Rosario v. Rosario
REITERATIONFacts
The Antecedents: Consuelo S. Gonzales-Precilla, the special administratrix of the testate estate of Gliceria A. del Rosario, submitted an itemized statement of income and expenses for the year 1967 to the Court of First Instance of Manila. Procedural History: Oppositors, including Dr. Jaime Rosario and others, filed an opposition to the accounting. Their grounds were that the statement should have been certified by an independent certified public accountant (CPA) pursuant to Section 334 of the National Internal Revenue Code (NIRC), as amended, due to gross receipts exceeding P25,000.00 per quarter, and that certain expense items were not properly chargeable to the estate. The special administratrix replied that Section 334 applied only to income tax returns, not estate accountings, and justified the questioned expenses. The lower court, on June 1, 1968, issued an order finding the opposition unmeritorious and approving the administratrix's accounts. The Appeal: The oppositors appealed to the Supreme Court, contending that the lower court erred in approving the statement of accounts without the certification of an independent CPA and without holding a hearing on the correctness and truth of the entries.
Issue(s)
Whether the statement of accounts submitted by the special administratrix of a decedent's estate requires certification by an independent certified public accountant pursuant to Section 334 of the National Internal Revenue Code, as amended.
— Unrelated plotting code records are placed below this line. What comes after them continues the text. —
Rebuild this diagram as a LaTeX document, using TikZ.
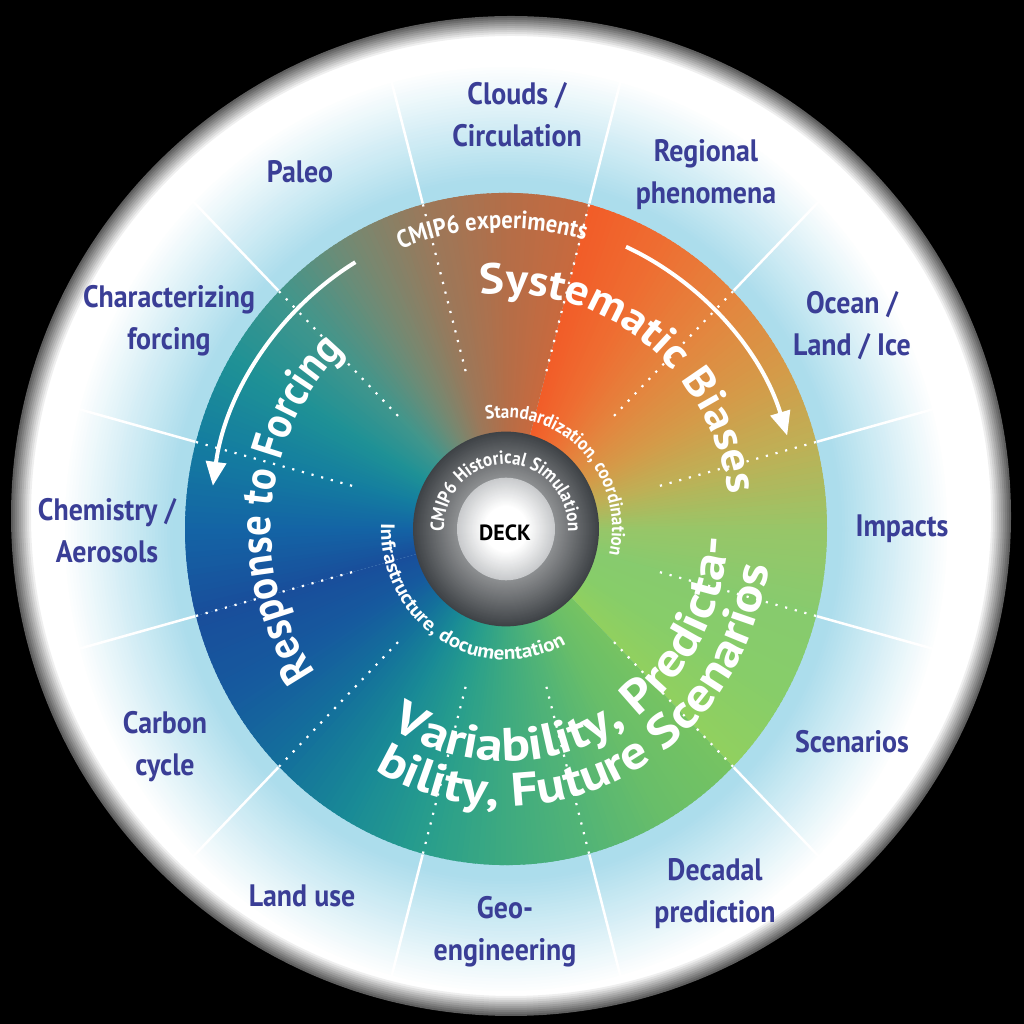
\documentclass[tikz,border=0pt]{standalone}
\usepackage{fontspec}
\setmainfont{PT Sans}
\newfontfamily\labfont{PT Sans}[FakeStretch=0.9]
\newfontfamily\diskfont{PT Sans}[FakeStretch=0.9]
\newfontfamily\diskB{PT Sans}[FakeStretch=1.08]
\newfontfamily\diskC{PT Sans}[FakeStretch=1.14]
\usetikzlibrary{decorations.text,arrows.meta}
\definecolor{labblue}{RGB}{58,62,150}
\definecolor{lbA}{RGB}{172,221,236}
\definecolor{ringin}{RGB}{140,142,144}
\definecolor{ringout}{RGB}{62,66,70}
\definecolor{deckedge}{RGB}{200,202,204}
\definecolor{A0}{RGB}{145,208,95}
\definecolor{A1}{RGB}{135,205,105}
\definecolor{A2}{RGB}{135,203,110}
\definecolor{A3}{RGB}{152,198,104}
\definecolor{A4}{RGB}{190,176,86}
\definecolor{A5}{RGB}{214,153,72}
\definecolor{A6}{RGB}{228,132,62}
\definecolor{A7}{RGB}{238,110,50}
\definecolor{A8}{RGB}{242,92,40}
\definecolor{B0}{RGB}{200,105,62}
\definecolor{B1}{RGB}{180,110,72}
\definecolor{B2}{RGB}{155,120,90}
\definecolor{B3}{RGB}{115,138,115}
\definecolor{B4}{RGB}{65,150,140}
\definecolor{B5}{RGB}{30,145,150}
\definecolor{B6}{RGB}{20,125,160}
\definecolor{B7}{RGB}{20,100,165}
\definecolor{B8}{RGB}{25,78,155}
\definecolor{C0}{RGB}{25,78,155}
\definecolor{C1}{RGB}{22,90,158}
\definecolor{C2}{RGB}{20,112,155}
\definecolor{C3}{RGB}{25,138,150}
\definecolor{C4}{RGB}{40,158,140}
\definecolor{C5}{RGB}{62,170,128}
\definecolor{C6}{RGB}{82,180,118}
\definecolor{C7}{RGB}{105,190,105}
\definecolor{C8}{RGB}{118,195,98}
\tikzset{
  lab/.style={font=\labfont\bfseries\fontsize{31}{42}\selectfont, text=labblue, align=center, inner sep=0pt},
  spoke/.style={draw=white, line width=2.5pt},
  dotline/.style={draw=white, line width=2.2pt, dash pattern=on 2.2pt off 7.8pt},
  bigarrow/.style={draw=white, line width=4pt, -{Triangle[length=24pt,width=20pt,fill=white]}},
}
\begin{document}
\begin{tikzpicture}[x=1pt,y=1pt]
\useasboundingbox (0,0) rectangle (1024,1024);
\fill[black] (0,0) rectangle (1024,1024);
\fill[white] (511,508) circle (500);
% pale blue halo round the wheel
\begin{scope}[shift={(506,495)},yscale=1.047]
  \foreach \r in {450,447,...,322}{
    \pgfmathsetmacro\t{max(0,min(1,(445-\r)/110))}
    \pgfmathtruncatemacro\p{100*\t}
    \colorlet{hc}{lbA!\p!white}
    \fill[hc] (0,0) circle (\r);
  }
\end{scope}
% soft black edge of the white disc
\foreach \k in {1,...,16}{
  \pgfmathsetmacro\op{1/(17-\k)}
  \fill[black, fill opacity=\op, even odd rule] (-5,-5) rectangle (1029,1029) (511,508) circle ({478+2*\k});
}
\begin{scope}[shift={(506,495)},yscale=1.047]
  % spokes in the outer ring
  \foreach \a in {15,45,...,345}{
    \draw[spoke] (\a:322) -- (\a:445);
  }
  % coloured wheel
  \foreach \s/\st in {A/-45,B/75,C/195}{
    \foreach \i in {0,...,119}{
      \pgfmathtruncatemacro\k{floor(\i/15)}
      \pgfmathtruncatemacro\kk{min(\k+1,8)}
      \pgfmathtruncatemacro\p{100-round(100*(\i+0.5-15*\k)/15)}
      \pgfmathsetmacro\d{(\i==119) ? 1 : 1.6}
      \pgfmathsetmacro\aa{\st+\i}
      \colorlet{wc}{\s\k!\p!\s\kk}
      \fill[wc] (0,0) -- (\aa:321) arc[start angle=\aa, delta angle=\d, radius=321] -- cycle;
    }
  }
  % dotted dividers
  \foreach \a in {15,45,...,345}{
    \draw[dotline] (\a:321) -- (\a:152);
  }
  % centre ring and DECK disc
  \foreach \r in {93,92,...,50}{
    \pgfmathtruncatemacro\p{100*(\r-50)/43}
    \colorlet{gc}{ringout!\p!ringin}
    \fill[gc] (0,0) circle (\r);
  }
  \foreach \r in {49,48,...,1}{
    \pgfmathtruncatemacro\p{100*max(0,(\r-22)/27)}
    \colorlet{dc}{deckedge!\p!white}
    \fill[dc] (0,0) circle (\r);
  }
  % curved texts
  \path[decorate, decoration={text along path, text align=center, text color=white,
    text={|\diskfont\bfseries\fontsize{25}{25}\selectfont|CMIP6 experiments}}]
    (140:287) arc[start angle=140, end angle=45.5, radius=287];
  \path[decorate, decoration={text along path, text align=center, text color=white,
    text={|\diskB\bfseries\fontsize{43}{43}\selectfont|Systematic Biases}}]
    (130:225) arc[start angle=130, end angle=-24, radius=225];
  \path[decorate, decoration={text along path, text align=center, text color=white,
    text={|\diskfont\bfseries\fontsize{45}{45}\selectfont|Response to Forcing}}]
    (260:235) arc[start angle=260, end angle=89, radius=235];
  \path[decorate, decoration={text along path, text align=center, text color=white,
    text={|\diskC\bfseries\fontsize{47}{47}\selectfont|Variability, Predicta-}}]
    (220:222) arc[start angle=220, end angle=376, radius=222];
  \path[decorate, decoration={text along path, text align=center, text color=white,
    text={|\diskC\bfseries\fontsize{47}{47}\selectfont|bility, Future Scenarios}}]
    (218.5:265) arc[start angle=218.5, end angle=373.5, radius=265];
  \path[decorate, decoration={text along path, text align=center, text color=white,
    text={|\diskfont\bfseries\fontsize{19}{19}\selectfont|Standardization, coordination}}]
    (130:106) arc[start angle=130, end angle=-42, radius=106];
  \path[decorate, decoration={text along path, text align=center, text color=white,
    text={|\diskB\bfseries\fontsize{19.5}{19.5}\selectfont|Infrastructure, documentation}}]
    (160:125) arc[start angle=160, end angle=317, radius=125];
  \path[decorate, decoration={text along path, text align=center, text color=white,
    text={|\diskfont\bfseries\fontsize{19}{19}\selectfont|CMIP6 Historical Simulation}}]
    (210:62) arc[start angle=210, end angle=-30, radius=62];
  % arrows
  \coordinate (la) at (120.6:296);
  \coordinate (ra) at (66:295);
  \draw[bigarrow] (la) arc[start angle=120.6, end angle=172, radius=296];
  \draw[bigarrow] (ra) arc[start angle=66, end angle=17.6, radius=295];
\end{scope}
\node[font=\bfseries\fontsize{22}{22}\selectfont, text=black] (deck) at (505,491) {DECK};
% outer labels
\node[lab] (clouds) at (517,909.5) {Clouds /\\Circulation};
\node[lab] (paleo) at (300,852) {Paleo};
\node[lab] (regional) at (706,849) {Regional\\phenomena};
\node[lab] (charforc) at (169,703) {Characterizing\\forcing};
\node[lab] (ocean) at (852,698) {Ocean /\\Land / Ice};
\node[lab] (chem) at (107,493) {Chemistry /\\Aerosols};
\node[lab] (impacts) at (902,495) {Impacts};
\node[lab] (carbon) at (165,277) {Carbon\\cycle};
\node[lab] (scen) at (852,282) {Scenarios};
\node[lab] (landuse) at (302,128) {Land use};
\node[lab] (geo) at (505,92) {Geo-\\engineering};
\node[lab] (decadal) at (715,130) {Decadal\\prediction};
\end{tikzpicture}
\end{document}
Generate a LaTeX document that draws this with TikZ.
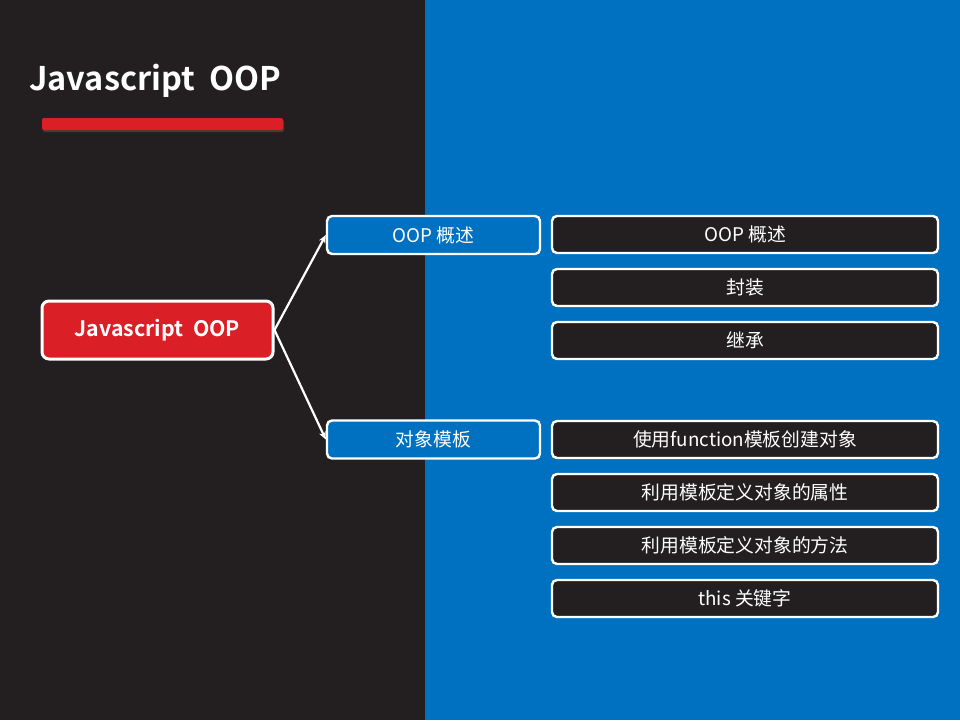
\documentclass[tikz,border=0pt]{standalone}
\usepackage{fontspec}
\setmainfont{Noto Sans CJK SC}[BoldFont={Noto Sans CJK SC Bold}]
\usetikzlibrary{arrows.meta,shadows}
\definecolor{darkbg}{HTML}{231F20}
\definecolor{bluebg}{HTML}{0070C0}
\definecolor{redc}{HTML}{DA1F26}
\tikzset{
  rootbox/.style={draw=white,line width=3pt,fill=redc,rounded corners=7pt,minimum width=231pt,minimum height=58pt,text=white,font=\bfseries\fontsize{21.3}{25}\selectfont,inner sep=0pt},
  midbox/.style={draw=white,line width=2.4pt,fill=bluebg,rounded corners=5pt,minimum width=213pt,minimum height=38pt,text=white,font=\fontsize{18.8}{22}\selectfont,inner sep=0pt},
  leafbox/.style={draw=white,line width=2.4pt,fill=darkbg,rounded corners=5pt,minimum width=386pt,minimum height=37pt,text=white,font=\fontsize{18.8}{22}\selectfont,inner sep=0pt},
  link/.style={draw=white,line width=2.2pt,-{Stealth[length=8pt,width=7pt]}}
}
\begin{document}
\begin{tikzpicture}[x=1pt,y=-1pt]
\useasboundingbox (0,0) rectangle (960,720);
\fill[darkbg] (0,0) rectangle (425,720);
\fill[bluebg] (425,0) rectangle (960,720);
% title
\node[anchor=west,text=white,font=\bfseries\fontsize{32.5}{38}\selectfont,inner sep=0pt] (title) at (29,81) {Javascript\ \ OOP};
\fill[redc,rounded corners=2pt,drop shadow={shadow xshift=1pt,shadow yshift=-2pt,opacity=0.3}] (42,118) rectangle (283,130);
% root
\node[rootbox] (root) at (157.5,330) {Javascript\ \ OOP};
% middle
\node[midbox] (m1) at (433.5,235) {OOP 概述};
\node[midbox] (m2) at (433.5,439.5) {对象模板};
% leaves
\node[leafbox] (a1) at (745,234.5) {OOP 概述};
\node[leafbox] (a2) at (745,287.5) {封装};
\node[leafbox] (a3) at (745,340.5) {继承};
\node[leafbox] (b1) at (745,439.5) {使用function模板创建对象};
\node[leafbox] (b2) at (745,492.5) {利用模板定义对象的属性};
\node[leafbox] (b3) at (745,545.5) {利用模板定义对象的方法};
\node[leafbox] (b4) at (745,598.5) {this 关键字};
% links
\draw[link] (root.east) -- (m1.west);
\draw[link] (root.east) -- (m2.west);
\end{tikzpicture}
\end{document}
Whether the lower court erred in approving the administratrix's accounts without holding a hearing on the correctness and truth of the entries therein.
Ruling
The Supreme Court affirmed the order of the lower court approving the statement of accounts submitted by the special administratrix. The appeal was dismissed for lack of merit.
Ratio Decidendi
On Issue 1: The Supreme Court held that the requirement in Section 334 of the National Internal Revenue Code (NIRC), as amended, for the certification of balance sheets and profit and loss statements by independent certified public accountants applies only to corporations, companies, partnerships, or persons for tax purposes. The Court found no provision or implication in the NIRC suggesting that this requirement extends to statements of income and expenses rendered by the administrator of a decedent's estate to the court. The purpose of Section 334 is clearly for tax compliance, as evidenced by its language concerning income tax returns and the ascertainment of taxes due the government. Therefore, the absence of a CPA certification did not invalidate the administratrix's accounts submitted to the court. On Issue 2: The Supreme Court found no merit in the claim that the accounts were approved without a proper hearing. The Court cited three reasons: first, the question of whether a hearing was held is a question of fact, which generally cannot be raised for the first time on appeal. Second, this specific issue was not raised in the lower court and thus could not be raised for the first time on appeal, in accordance with Rule 46, Section 18 of the Rules of Court. Third, the Court noted that a hearing, with previous notice, was indeed held on June 1, 1968, where only the administratrix and her counsel appeared. The oppositors admitted this fact in their reply brief, although they argued it was not the proper hearing. The Court deemed this argument beside the point, especially since the primary contention regarding CPA certification was found to be inapplicable.
Main Doctrine
The Supreme Court affirmed that the requirement for an independent certified public accountant's certification of financial statements, as stipulated in Section 334 of the National Internal Revenue Code (NIRC), as amended, is exclusively for tax purposes. This provision does not apply to statements of income and expenses submitted by an administrator in a special proceeding for the settlement of a decedent's estate. The Court emphasized that the NIRC's provisions clearly indicate their application to corporations, companies, partnerships, or persons for tax compliance, and there is no implication that Congress intended them to govern court-submitted estate accounts. Additionally, the Court reiterated that a question of fact, such as whether a hearing was held, cannot be raised for the first time on appeal if it was not presented in the lower court.